- [Exercise]: Go through the material below and copy all lines with "chart".

- [Dataset entries]:
(begin)

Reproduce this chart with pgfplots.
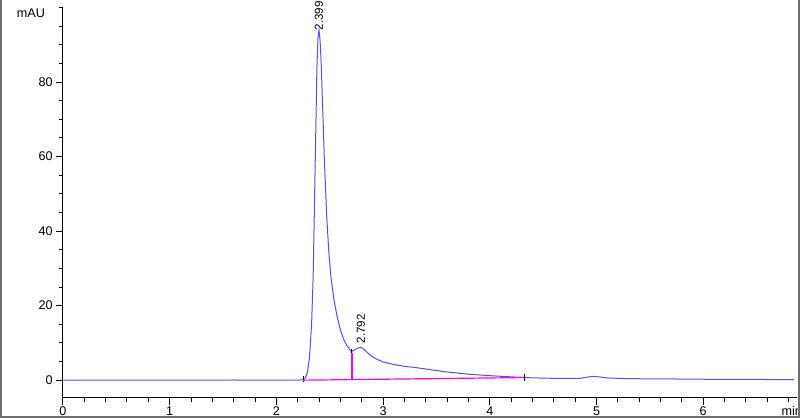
\documentclass[border=0pt]{standalone}
\usepackage{fontspec}
\setmainfont{Liberation Sans}
\usepackage{pgfplots}
\pgfplotsset{compat=1.18}
\definecolor{trace}{RGB}{80,80,255}
\definecolor{intbase}{RGB}{255,0,255}
\definecolor{frame}{RGB}{110,110,110}
\begin{document}
\begin{tikzpicture}
\begin{axis}[
  scale only axis, width=367pt, height=195pt,
  xmin=0, xmax=6.88, ymin=-4.7, ymax=100,
  axis x line=bottom, axis y line=left,
  axis line style={-, black, line width=0.5pt},
  tick align=outside, major tick length=3.5pt, minor tick length=2pt,
  tick style={black, line width=0.5pt},
  xtick={0,1,...,6}, minor xtick={0.2,0.4,...,6.8},
  ytick={0,20,...,80}, minor ytick={5,10,...,100},
  clip=false,
  /pgf/number format/assume math mode=true,
  tick label style={font=\fontsize{6.3}{7}\selectfont},
  xticklabel style={inner sep=1pt},
  yticklabel style={inner sep=1.5pt},
]
% chromatogram trace
\addplot[trace, line width=0.5pt] coordinates {
  (0,0) (1.5,0) (1.6,0.05) (1.7,0) (2.2,0) (2.25,0.1) (2.27,0.5) (2.29,2)
  (2.31,6) (2.33,15) (2.345,28) (2.36,52) (2.37,68) (2.38,84) (2.39,92)
  (2.399,94) (2.41,91) (2.42,85) (2.435,72) (2.45,59) (2.47,45) (2.49,35)
  (2.51,28) (2.54,21.5) (2.57,17) (2.60,13.5) (2.63,11) (2.66,9.3)
  (2.69,8.1) (2.706,7.7) (2.73,8.1) (2.76,8.6) (2.792,8.8) (2.82,8.3)
  (2.86,7.2) (2.9,6.3) (2.95,5.5) (3.0,4.9) (3.1,4.2) (3.2,3.7) (3.3,3.4)
  (3.45,2.8) (3.6,2.2) (3.8,1.6) (4.0,1.2) (4.2,0.9) (4.32,0.7) (4.5,0.55)
  (4.7,0.45) (4.85,0.5) (4.93,0.9) (4.97,1.0) (5.02,0.9) (5.1,0.6)
  (5.3,0.4) (5.6,0.35) (6.0,0.25) (6.3,0.2) (6.6,0.18) (6.85,0.18)
};
% peak start / end / valley markers
\addplot[black, line width=0.4pt] coordinates {(2.25,-0.6) (2.25,1.2)};
\addplot[black, line width=0.4pt] coordinates {(4.32,-0.2) (4.32,1.6)};
\addplot[black, line width=0.4pt] coordinates {(2.706,7.4) (2.706,8.4)};
% integration baseline and drop line
\addplot[intbase, line width=0.6pt] coordinates {(2.25,0) (4.32,0.7)};
\addplot[draw=intbase, line width=1pt] coordinates {(2.706,0.3) (2.706,7.4)};
\node[rotate=90, anchor=west, inner sep=0.3pt, font=\fontsize{5.8}{7}\selectfont] at (axis cs:2.399,93.6) {2.399};
\node[rotate=90, anchor=west, inner sep=0.3pt, font=\fontsize{5.8}{7}\selectfont] at (axis cs:2.792,9.6) {2.792};
\node[font=\fontsize{6.3}{7}\selectfont] at (axis cs:-0.30,98.5) {mAU};
\node[font=\fontsize{6.3}{7}\selectfont] at (axis cs:6.83,-8.2) {min};
\coordinate (tl) at (axis cs:-0.590,102.04);
\coordinate (br) at (axis cs:6.907,-10.08);
\end{axis}
\draw[frame, line width=2pt] (tl) -- (tl|-br) -- (br) -- (br|-tl);
\pgfresetboundingbox
\path[use as bounding box] (tl) rectangle (br);
\end{tikzpicture}
\end{document}
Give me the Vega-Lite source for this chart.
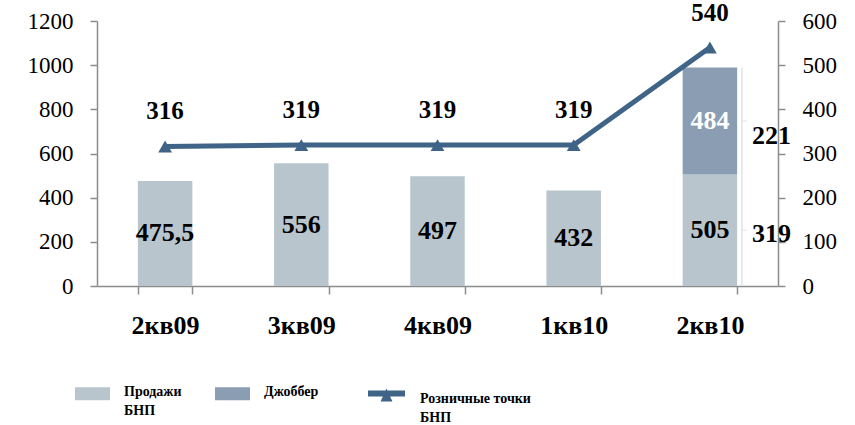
{
  "$schema": "https://vega.github.io/schema/vega-lite/v6.json",
  "width": 681,
  "height": 265,
  "autosize": {"type": "none"},
  "padding": {"left": 97, "top": 21, "right": 77, "bottom": 139},
  "background": "white",
  "config": {
    "view": {"stroke": null},
    "font": "Liberation Serif",
    "axis": {"grid": false, "domainColor": "#8c8c8c", "tickColor": "#8c8c8c", "domainWidth": 1.5, "tickWidth": 1.5, "labelColor": "black", "labelFont": "Liberation Serif", "title": null},
    "legend": {"labelFont": "Liberation Serif"}
  },
  "datasets": {
    "bars": [
      {"q": "2кв09", "series": "Продажи|БНП", "v": 475.5, "label": "475,5", "note": null},
      {"q": "3кв09", "series": "Продажи|БНП", "v": 556, "label": "556", "note": null},
      {"q": "4кв09", "series": "Продажи|БНП", "v": 497, "label": "497", "note": null},
      {"q": "1кв10", "series": "Продажи|БНП", "v": 432, "label": "432", "note": null},
      {"q": "2кв10", "series": "Продажи|БНП", "v": 505, "label": "505", "note": "319"},
      {"q": "2кв10", "series": "Джоббер|", "v": 484, "label": "484", "note": "221"}
    ],
    "points": [
      {"q": "2кв09", "pts": 316},
      {"q": "3кв09", "pts": 319},
      {"q": "4кв09", "pts": 319},
      {"q": "1кв10", "pts": 319},
      {"q": "2кв10", "pts": 540}
    ]
  },
  "encoding": {
    "x": {
      "field": "q", "type": "nominal", "sort": null,
      "scale": {"paddingInner": 0.6, "paddingOuter": 0.3},
      "axis": {"labelAngle": 0, "tickBand": "extent", "tickSize": 8, "labelFontSize": 26, "labelFontWeight": "bold", "labelPadding": 18, "labelBaseline": "top"}
    }
  },
  "layer": [
    {
      "data": {"name": "bars"},
      "transform": [
        {"stack": "v", "groupby": ["q"], "sort": [{"field": "series", "order": "descending"}], "as": ["s0", "s1"]},
        {"calculate": "(datum.s0 + datum.s1) / 2", "as": "mid"}
      ],
      "layer": [
        {
          "mark": {"type": "bar"},
          "encoding": {
            "y": {"field": "s1", "type": "quantitative", "scale": {"domain": [0, 1200], "nice": false},
              "axis": {"values": [0, 200, 400, 600, 800, 1000, 1200], "format": "d", "tickSize": 7, "labelPadding": 17, "labelFontSize": 23, "orient": "left"}},
            "y2": {"field": "s0"},
            "fill": {"field": "series", "type": "nominal",
              "scale": {"domain": ["Продажи|БНП", "Джоббер|"], "range": ["#b8c5cc", "#8a9db3"]},
              "legend": {
                "orient": "none", "legendX": -22, "legendY": 357, "direction": "horizontal", "title": null,
                "labelExpr": "split(datum.label, '|')",
                "labelFontSize": 14, "labelFontWeight": "bold", "labelColor": "black",
                "labelBaseline": "alphabetic", "labelLimit": 300, "labelOffset": 14, "columnPadding": 33,
                "symbolType": "M-1,-0.49H1V0.25H-1Z", "symbolSize": 1225, "symbolStrokeWidth": 0, "symbolOpacity": 1,
                "encode": {"labels": {"update": {"lineHeight": {"value": 19}}}}
              }}
          }
        },
        {
          "transform": [{"filter": "datum.note != null"}],
          "mark": {"type": "rule", "xOffset": 32, "color": "#dfe3e7", "strokeWidth": 1.5},
          "encoding": {
            "y": {"field": "s1", "type": "quantitative"},
            "y2": {"field": "s0"}
          }
        },
        {
          "transform": [{"filter": "datum.note != null"}],
          "mark": {"type": "tick", "xOffset": 34.5, "color": "#dfe3e7", "thickness": 1.5, "size": 5},
          "encoding": {
            "y": {"field": "mid", "type": "quantitative"}
          }
        },
        {
          "mark": {"type": "text", "fontSize": 26, "fontWeight": "bold", "baseline": "middle"},
          "encoding": {
            "y": {"field": "mid", "type": "quantitative"},
            "text": {"field": "label"},
            "fill": {"condition": {"test": "datum.series === 'Джоббер|'", "value": "white"}, "value": "black"}
          }
        },
        {
          "transform": [{"filter": "datum.note != null"}],
          "mark": {"type": "text", "fontSize": 26, "fontWeight": "bold", "baseline": "middle", "align": "left", "dx": 42, "dy": {"expr": "datum.note === '221' ? 15 : 4"}, "color": "black"},
          "encoding": {
            "y": {"field": "mid", "type": "quantitative"},
            "text": {"field": "note"}
          }
        }
      ]
    },
    {
      "data": {"name": "points"},
      "layer": [
        {
          "mark": {"type": "line", "strokeWidth": 5},
          "encoding": {
            "y": {"field": "pts", "type": "quantitative", "scale": {"domain": [0, 600], "nice": false},
              "axis": {"orient": "right", "values": [0, 100, 200, 300, 400, 500, 600], "tickSize": 7, "labelPadding": 17, "labelFontSize": 23}},
            "stroke": {"datum": "Розничные точки|БНП", "type": "nominal",
              "scale": {"range": ["#3f6487"]},
              "legend": {
                "orient": "none", "legendX": 271, "legendY": 363, "title": null,
                "labelExpr": "split(datum.label, '|')",
                "labelFontSize": 14, "labelFontWeight": "bold", "labelColor": "black",
                "labelBaseline": "alphabetic", "labelLimit": 300, "labelOffset": 15,
                "symbolType": "M-1,-0.65H1V-0.33H-1Z M-0.32,-0.06L0,-0.76L0.32,-0.06Z", "symbolSize": 1369, "symbolStrokeWidth": 0, "symbolFillColor": "#3f6487", "symbolOpacity": 1,
                "symbolStrokeColor": "#3f6487",
                "encode": {"symbols": {"update": {"fill": {"value": "#3f6487"}, "strokeWidth": {"value": 0}}}, "labels": {"update": {"lineHeight": {"value": 19}}}}
              }}
          }
        },
        {
          "mark": {"type": "point", "shape": "triangle-up", "filled": true, "size": 190, "color": "#3f6487", "opacity": 1},
          "encoding": {"y": {"field": "pts", "type": "quantitative"}}
        },
        {
          "mark": {"type": "text", "fontSize": 25, "fontWeight": "bold", "baseline": "middle", "dy": -35, "color": "black"},
          "encoding": {
            "y": {"field": "pts", "type": "quantitative"},
            "text": {"field": "pts"}
          }
        }
      ]
    }
  ],
  "resolve": {"scale": {"y": "independent"}}
}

(end)

- [Result]:
Reproduce this chart with pgfplots.
Give me the Vega-Lite source for this chart.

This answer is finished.